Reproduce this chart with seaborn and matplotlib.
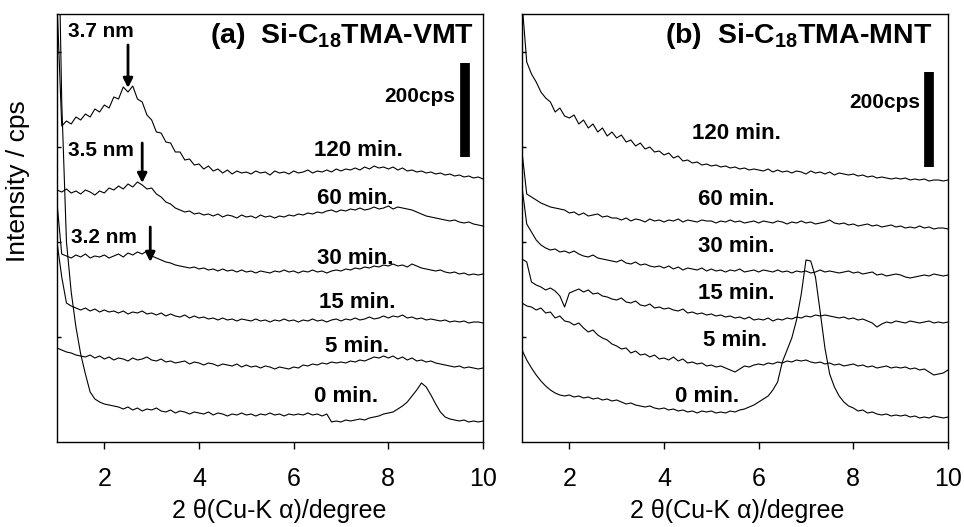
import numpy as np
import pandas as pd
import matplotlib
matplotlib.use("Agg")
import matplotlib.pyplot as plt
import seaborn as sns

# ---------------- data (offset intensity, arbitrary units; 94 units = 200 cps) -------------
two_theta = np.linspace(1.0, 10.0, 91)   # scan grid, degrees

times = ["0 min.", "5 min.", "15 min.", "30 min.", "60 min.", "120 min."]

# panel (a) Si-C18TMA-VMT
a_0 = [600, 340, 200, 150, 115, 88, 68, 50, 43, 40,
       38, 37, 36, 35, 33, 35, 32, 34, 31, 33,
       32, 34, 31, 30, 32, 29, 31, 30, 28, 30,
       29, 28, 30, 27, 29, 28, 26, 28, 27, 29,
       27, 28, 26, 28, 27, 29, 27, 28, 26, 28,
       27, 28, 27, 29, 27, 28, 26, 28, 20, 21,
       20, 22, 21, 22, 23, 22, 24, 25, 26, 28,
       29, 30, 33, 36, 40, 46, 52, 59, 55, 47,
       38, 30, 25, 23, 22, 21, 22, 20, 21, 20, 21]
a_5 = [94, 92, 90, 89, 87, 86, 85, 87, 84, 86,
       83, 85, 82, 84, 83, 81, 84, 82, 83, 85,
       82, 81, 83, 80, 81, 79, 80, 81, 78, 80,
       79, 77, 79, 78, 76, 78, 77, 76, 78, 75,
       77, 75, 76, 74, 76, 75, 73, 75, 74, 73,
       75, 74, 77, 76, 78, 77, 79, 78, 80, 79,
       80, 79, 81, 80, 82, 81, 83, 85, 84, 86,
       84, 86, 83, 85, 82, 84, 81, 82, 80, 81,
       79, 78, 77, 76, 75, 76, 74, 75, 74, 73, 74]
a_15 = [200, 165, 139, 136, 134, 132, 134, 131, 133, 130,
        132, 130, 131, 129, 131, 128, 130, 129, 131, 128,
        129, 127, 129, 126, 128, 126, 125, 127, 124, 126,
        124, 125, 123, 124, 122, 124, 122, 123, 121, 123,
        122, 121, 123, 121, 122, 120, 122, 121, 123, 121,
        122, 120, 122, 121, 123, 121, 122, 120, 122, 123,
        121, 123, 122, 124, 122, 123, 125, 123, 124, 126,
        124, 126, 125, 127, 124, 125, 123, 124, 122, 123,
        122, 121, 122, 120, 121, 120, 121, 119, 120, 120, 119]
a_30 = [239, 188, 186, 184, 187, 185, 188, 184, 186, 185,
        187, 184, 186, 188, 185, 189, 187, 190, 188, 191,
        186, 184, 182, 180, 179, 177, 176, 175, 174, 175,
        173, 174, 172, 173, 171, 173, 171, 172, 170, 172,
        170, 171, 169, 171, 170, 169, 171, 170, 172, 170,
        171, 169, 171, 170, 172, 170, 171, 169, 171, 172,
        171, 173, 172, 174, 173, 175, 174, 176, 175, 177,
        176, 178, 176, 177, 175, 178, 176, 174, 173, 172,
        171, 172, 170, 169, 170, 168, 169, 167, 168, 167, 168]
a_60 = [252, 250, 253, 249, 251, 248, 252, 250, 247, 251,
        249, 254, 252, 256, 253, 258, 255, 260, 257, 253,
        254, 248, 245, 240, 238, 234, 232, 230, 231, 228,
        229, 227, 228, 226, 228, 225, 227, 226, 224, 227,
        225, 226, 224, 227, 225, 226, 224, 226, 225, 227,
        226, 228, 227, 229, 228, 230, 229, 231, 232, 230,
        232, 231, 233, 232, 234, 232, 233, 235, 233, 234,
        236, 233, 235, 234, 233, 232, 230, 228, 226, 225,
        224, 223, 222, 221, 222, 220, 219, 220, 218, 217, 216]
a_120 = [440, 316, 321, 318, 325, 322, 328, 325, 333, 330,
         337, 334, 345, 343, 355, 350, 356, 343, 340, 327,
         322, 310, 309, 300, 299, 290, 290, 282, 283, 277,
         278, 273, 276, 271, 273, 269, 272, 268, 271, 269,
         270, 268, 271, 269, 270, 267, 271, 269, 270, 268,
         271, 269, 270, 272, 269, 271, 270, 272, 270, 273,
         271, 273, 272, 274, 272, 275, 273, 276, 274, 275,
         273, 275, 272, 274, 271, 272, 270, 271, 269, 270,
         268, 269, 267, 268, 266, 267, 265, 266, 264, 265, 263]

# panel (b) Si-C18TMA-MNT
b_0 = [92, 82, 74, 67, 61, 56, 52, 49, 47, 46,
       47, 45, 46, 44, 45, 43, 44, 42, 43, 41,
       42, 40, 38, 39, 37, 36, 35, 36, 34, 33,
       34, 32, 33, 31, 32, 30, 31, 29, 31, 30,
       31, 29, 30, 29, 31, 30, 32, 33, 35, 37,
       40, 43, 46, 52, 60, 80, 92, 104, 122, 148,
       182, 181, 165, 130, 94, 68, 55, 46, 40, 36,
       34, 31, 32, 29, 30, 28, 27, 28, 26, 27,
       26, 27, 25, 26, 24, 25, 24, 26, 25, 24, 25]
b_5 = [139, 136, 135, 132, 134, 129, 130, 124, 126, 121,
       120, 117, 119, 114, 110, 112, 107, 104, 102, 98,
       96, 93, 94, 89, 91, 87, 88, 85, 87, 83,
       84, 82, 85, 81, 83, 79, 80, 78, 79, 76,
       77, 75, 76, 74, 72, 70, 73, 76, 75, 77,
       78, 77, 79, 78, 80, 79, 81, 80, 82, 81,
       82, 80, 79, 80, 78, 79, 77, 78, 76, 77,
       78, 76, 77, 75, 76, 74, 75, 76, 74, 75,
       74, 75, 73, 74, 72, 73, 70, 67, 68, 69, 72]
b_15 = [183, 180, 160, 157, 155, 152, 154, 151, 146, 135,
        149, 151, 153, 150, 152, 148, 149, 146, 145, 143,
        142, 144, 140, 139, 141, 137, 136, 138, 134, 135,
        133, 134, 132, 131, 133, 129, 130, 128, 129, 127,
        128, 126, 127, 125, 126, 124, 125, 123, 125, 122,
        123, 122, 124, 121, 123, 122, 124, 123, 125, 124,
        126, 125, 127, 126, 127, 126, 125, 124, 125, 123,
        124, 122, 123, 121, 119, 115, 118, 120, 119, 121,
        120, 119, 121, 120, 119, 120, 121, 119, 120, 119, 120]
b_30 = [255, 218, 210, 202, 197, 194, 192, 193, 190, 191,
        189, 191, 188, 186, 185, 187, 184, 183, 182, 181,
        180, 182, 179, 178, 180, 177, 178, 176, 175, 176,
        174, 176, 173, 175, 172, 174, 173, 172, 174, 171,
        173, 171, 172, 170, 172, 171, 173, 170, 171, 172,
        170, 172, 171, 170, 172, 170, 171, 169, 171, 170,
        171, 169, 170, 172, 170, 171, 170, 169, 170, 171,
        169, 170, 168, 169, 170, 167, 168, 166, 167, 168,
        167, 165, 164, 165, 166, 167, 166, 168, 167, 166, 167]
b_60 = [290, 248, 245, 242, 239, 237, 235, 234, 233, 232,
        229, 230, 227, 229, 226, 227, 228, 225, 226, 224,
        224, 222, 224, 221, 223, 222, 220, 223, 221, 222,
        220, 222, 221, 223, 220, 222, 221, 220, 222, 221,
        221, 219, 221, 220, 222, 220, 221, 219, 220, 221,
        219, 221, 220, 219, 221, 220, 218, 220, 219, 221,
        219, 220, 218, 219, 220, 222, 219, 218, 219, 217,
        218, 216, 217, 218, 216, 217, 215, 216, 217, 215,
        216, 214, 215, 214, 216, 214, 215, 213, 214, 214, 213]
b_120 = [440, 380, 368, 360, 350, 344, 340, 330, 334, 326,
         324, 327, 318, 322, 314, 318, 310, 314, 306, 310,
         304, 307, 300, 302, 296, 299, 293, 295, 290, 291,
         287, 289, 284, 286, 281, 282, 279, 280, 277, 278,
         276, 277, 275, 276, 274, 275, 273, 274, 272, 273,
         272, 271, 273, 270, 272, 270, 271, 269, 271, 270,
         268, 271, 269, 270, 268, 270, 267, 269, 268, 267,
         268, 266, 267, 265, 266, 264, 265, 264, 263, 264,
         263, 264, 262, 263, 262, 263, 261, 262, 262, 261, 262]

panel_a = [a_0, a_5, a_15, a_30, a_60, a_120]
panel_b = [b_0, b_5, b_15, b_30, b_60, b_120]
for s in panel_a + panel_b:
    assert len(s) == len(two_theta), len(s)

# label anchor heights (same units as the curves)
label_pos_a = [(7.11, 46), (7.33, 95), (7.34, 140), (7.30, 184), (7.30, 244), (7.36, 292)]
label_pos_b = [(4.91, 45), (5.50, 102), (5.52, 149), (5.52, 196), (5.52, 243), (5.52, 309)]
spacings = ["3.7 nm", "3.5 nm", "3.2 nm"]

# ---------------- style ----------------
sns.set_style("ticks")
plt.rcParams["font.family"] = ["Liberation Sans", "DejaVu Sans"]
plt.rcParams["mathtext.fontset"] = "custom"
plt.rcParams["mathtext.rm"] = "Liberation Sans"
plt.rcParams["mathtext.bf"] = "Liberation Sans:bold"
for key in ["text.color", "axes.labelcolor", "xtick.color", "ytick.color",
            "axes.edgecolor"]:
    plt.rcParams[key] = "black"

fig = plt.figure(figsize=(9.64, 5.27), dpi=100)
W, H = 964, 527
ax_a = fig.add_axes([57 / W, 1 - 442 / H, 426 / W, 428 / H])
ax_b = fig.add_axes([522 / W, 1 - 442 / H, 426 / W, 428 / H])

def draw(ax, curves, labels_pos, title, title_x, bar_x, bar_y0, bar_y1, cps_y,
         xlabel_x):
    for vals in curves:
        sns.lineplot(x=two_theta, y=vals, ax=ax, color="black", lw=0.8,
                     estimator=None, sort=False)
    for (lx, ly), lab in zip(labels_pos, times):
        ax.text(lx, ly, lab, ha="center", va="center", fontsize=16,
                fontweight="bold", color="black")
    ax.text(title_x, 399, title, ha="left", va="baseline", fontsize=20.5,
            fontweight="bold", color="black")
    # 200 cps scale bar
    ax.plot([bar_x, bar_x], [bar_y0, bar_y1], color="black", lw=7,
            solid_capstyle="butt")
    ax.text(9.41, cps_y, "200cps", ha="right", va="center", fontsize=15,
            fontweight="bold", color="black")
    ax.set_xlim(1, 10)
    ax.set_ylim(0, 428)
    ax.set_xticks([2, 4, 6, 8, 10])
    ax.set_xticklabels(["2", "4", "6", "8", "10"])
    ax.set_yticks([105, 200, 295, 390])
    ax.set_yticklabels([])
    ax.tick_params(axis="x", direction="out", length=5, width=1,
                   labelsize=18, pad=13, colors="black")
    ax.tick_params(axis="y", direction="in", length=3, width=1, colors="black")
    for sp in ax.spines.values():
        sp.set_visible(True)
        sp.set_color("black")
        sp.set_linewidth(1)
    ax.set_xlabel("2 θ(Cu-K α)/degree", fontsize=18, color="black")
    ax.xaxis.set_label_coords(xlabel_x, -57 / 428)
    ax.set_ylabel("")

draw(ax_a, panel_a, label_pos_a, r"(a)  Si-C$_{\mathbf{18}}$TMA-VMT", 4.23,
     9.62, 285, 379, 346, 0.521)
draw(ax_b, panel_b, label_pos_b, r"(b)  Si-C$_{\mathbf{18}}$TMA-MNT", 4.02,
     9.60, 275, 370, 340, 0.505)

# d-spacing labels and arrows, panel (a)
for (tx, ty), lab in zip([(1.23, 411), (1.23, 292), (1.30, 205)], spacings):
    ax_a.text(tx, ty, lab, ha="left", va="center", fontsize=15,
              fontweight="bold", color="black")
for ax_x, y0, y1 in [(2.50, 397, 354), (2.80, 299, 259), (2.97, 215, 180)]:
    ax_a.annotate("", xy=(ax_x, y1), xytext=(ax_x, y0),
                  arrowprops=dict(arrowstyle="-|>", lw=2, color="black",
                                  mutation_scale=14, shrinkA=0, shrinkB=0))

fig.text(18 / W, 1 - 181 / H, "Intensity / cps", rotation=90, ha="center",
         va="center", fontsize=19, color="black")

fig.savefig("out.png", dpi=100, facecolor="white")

____

Only the lines from the start of the material through the line containing "import seaborn as sns" should be transcribed. Pictures stay out.

#### [Reply]
Reproduce this chart with seaborn and matplotlib.
import numpy as np
import pandas as pd
import matplotlib
matplotlib.use("Agg")
import matplotlib.pyplot as plt
import seaborn as sns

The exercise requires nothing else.